Pick out the lines below that include the string "with".

-------- Recorded data --------

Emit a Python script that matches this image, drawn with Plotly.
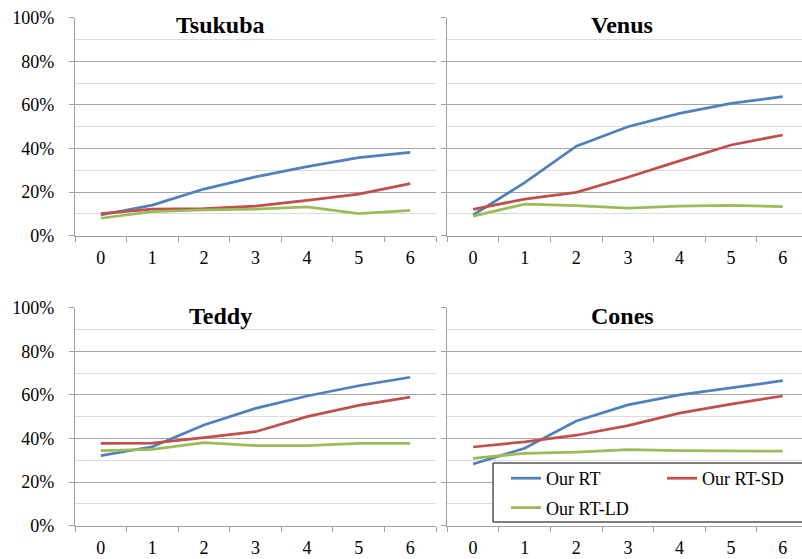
import plotly.graph_objects as go

W, H = 802, 559

categories = ["0", "1", "2", "3", "4", "5", "6"]
series_names = ["Our RT", "Our RT-SD", "Our RT-LD"]
colors = ["#4F81BD", "#C0504D", "#9BBB59"]

tsukuba_rt = [0.095, 0.140, 0.214, 0.270, 0.317, 0.358, 0.382]
tsukuba_sd = [0.101, 0.122, 0.124, 0.136, 0.162, 0.191, 0.239]
tsukuba_ld = [0.080, 0.110, 0.118, 0.122, 0.132, 0.101, 0.116]

venus_rt = [0.095, 0.243, 0.411, 0.500, 0.561, 0.607, 0.638]
venus_sd = [0.121, 0.168, 0.199, 0.268, 0.343, 0.416, 0.462]
venus_ld = [0.090, 0.145, 0.138, 0.126, 0.136, 0.139, 0.133]

teddy_rt = [0.321, 0.362, 0.462, 0.538, 0.595, 0.642, 0.681]
teddy_sd = [0.378, 0.379, 0.404, 0.431, 0.500, 0.552, 0.590]
teddy_ld = [0.344, 0.350, 0.381, 0.367, 0.367, 0.378, 0.378]

cones_rt = [0.283, 0.355, 0.480, 0.554, 0.600, 0.633, 0.665]
cones_sd = [0.361, 0.385, 0.415, 0.459, 0.516, 0.558, 0.595]
cones_ld = [0.309, 0.332, 0.338, 0.349, 0.344, 0.344, 0.342]

panels = [
    ("Tsukuba", [tsukuba_rt, tsukuba_sd, tsukuba_ld]),
    ("Venus", [venus_rt, venus_sd, venus_ld]),
    ("Teddy", [teddy_rt, teddy_sd, teddy_ld]),
    ("Cones", [cones_rt, cones_sd, cones_ld]),
]

y_ticks = [0, 0.2, 0.4, 0.6, 0.8, 1.0]
y_tick_text = ["0%", "20%", "40%", "60%", "80%", "100%"]

FONT = "Liberation Serif, Times New Roman, Tinos, DejaVu Serif, serif"

# pixel layout
x_dom_left = [75 / W, 436 / W]
x_dom_right = [447.3 / W, 1.0]
y_dom_top = [1 - 235.7 / H, 1 - 17.7 / H]
y_dom_bot = [1 - 525.7 / H, 1 - 307.7 / H]

doms = [
    (x_dom_left, y_dom_top, [-0.5, 6.5], True),
    (x_dom_right, y_dom_top, [-0.5, -0.5 + (W - 447.3) / 51.6], False),
    (x_dom_left, y_dom_bot, [-0.5, 6.5], True),
    (x_dom_right, y_dom_bot, [-0.5, -0.5 + (W - 447.3) / 51.6], False),
]
title_pos = [(220, 25), (622, 25), (220, 315.5), (622, 315.5)]
legend_of_series = ["legend", "legend2", "legend"]

fig = go.Figure()
layout = {}
for i, ((name, vals), (xd, yd, xr, showlab)) in enumerate(zip(panels, doms)):
    n = "" if i == 0 else str(i + 1)
    for j, v in enumerate(vals):
        fig.add_trace(go.Scatter(
            x=categories, y=v, mode="lines", name=series_names[j],
            line=dict(color=colors[j], width=2.75),
            xaxis="x" + n, yaxis="y" + n,
            showlegend=(i == 3), legend=legend_of_series[j],
            legendgroup="g%d" % j,
        ))
    layout["xaxis" + n] = dict(
        domain=xd, anchor="y" + n, type="category", range=xr,
        tickson="boundaries", ticks="outside", ticklen=5, tickcolor="#a0a0a0",
        showline=True, linecolor="#a0a0a0", linewidth=1.3, showgrid=False,
        tickfont=dict(family=FONT, size=18, color="black"),
        ticklabelstandoff=6, fixedrange=True, automargin=False,
    )
    layout["yaxis" + n] = dict(
        domain=yd, anchor="x" + n, range=[0, 1],
        tickvals=y_ticks, ticktext=y_tick_text, showticklabels=showlab,
        ticks="outside", ticklen=5, tickcolor="#a0a0a0",
        showline=True, linecolor="#a0a0a0", linewidth=1.3,
        showgrid=True, gridcolor="#a6a6a6", gridwidth=1, zeroline=False,
        minor=dict(dtick=0.1, tick0=0, showgrid=True, gridcolor="#dcdcdc", gridwidth=1),
        tickfont=dict(family=FONT, size=18, color="black"),
        ticklabelstandoff=11, fixedrange=True, automargin=False,
    )
    tx, ty = title_pos[i]
    fig.add_annotation(
        text="<b>%s</b>" % name, x=tx / W, y=1 - ty / H, xref="paper", yref="paper",
        xanchor="center", yanchor="middle", showarrow=False,
        font=dict(family=FONT, size=24, color="black"),
    )

# legend frame (white box with black border, running off the right edge)
fig.add_shape(
    type="rect", xref="paper", yref="paper",
    x0=493 / W, x1=1.02, y0=1 - 522 / H, y1=1 - 463 / H,
    line=dict(color="black", width=1), fillcolor="white", layer="above",
)

leg_common = dict(
    orientation="v", xanchor="left", yanchor="top", xref="paper", yref="paper",
    bgcolor="rgba(0,0,0,0)", borderwidth=0,
    font=dict(family=FONT, size=18, color="black"),
    tracegroupgap=3, itemclick=False, itemdoubleclick=False,
)

fig.update_layout(
    **layout,
    width=W, height=H,
    margin=dict(l=0, r=0, t=0, b=0, autoexpand=False),
    paper_bgcolor="white", plot_bgcolor="white",
    font=dict(family=FONT),
    showlegend=True,
    legend=dict(x=506 / W, y=1 - 460 / H, **leg_common),
    legend2=dict(x=662 / W, y=1 - 460 / H, **leg_common),
)

fig.write_html("out.html")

--------

• **Full solution**
Emit a Python script that matches this image, drawn with Plotly.
# legend frame (white box with black border, running off the right edge)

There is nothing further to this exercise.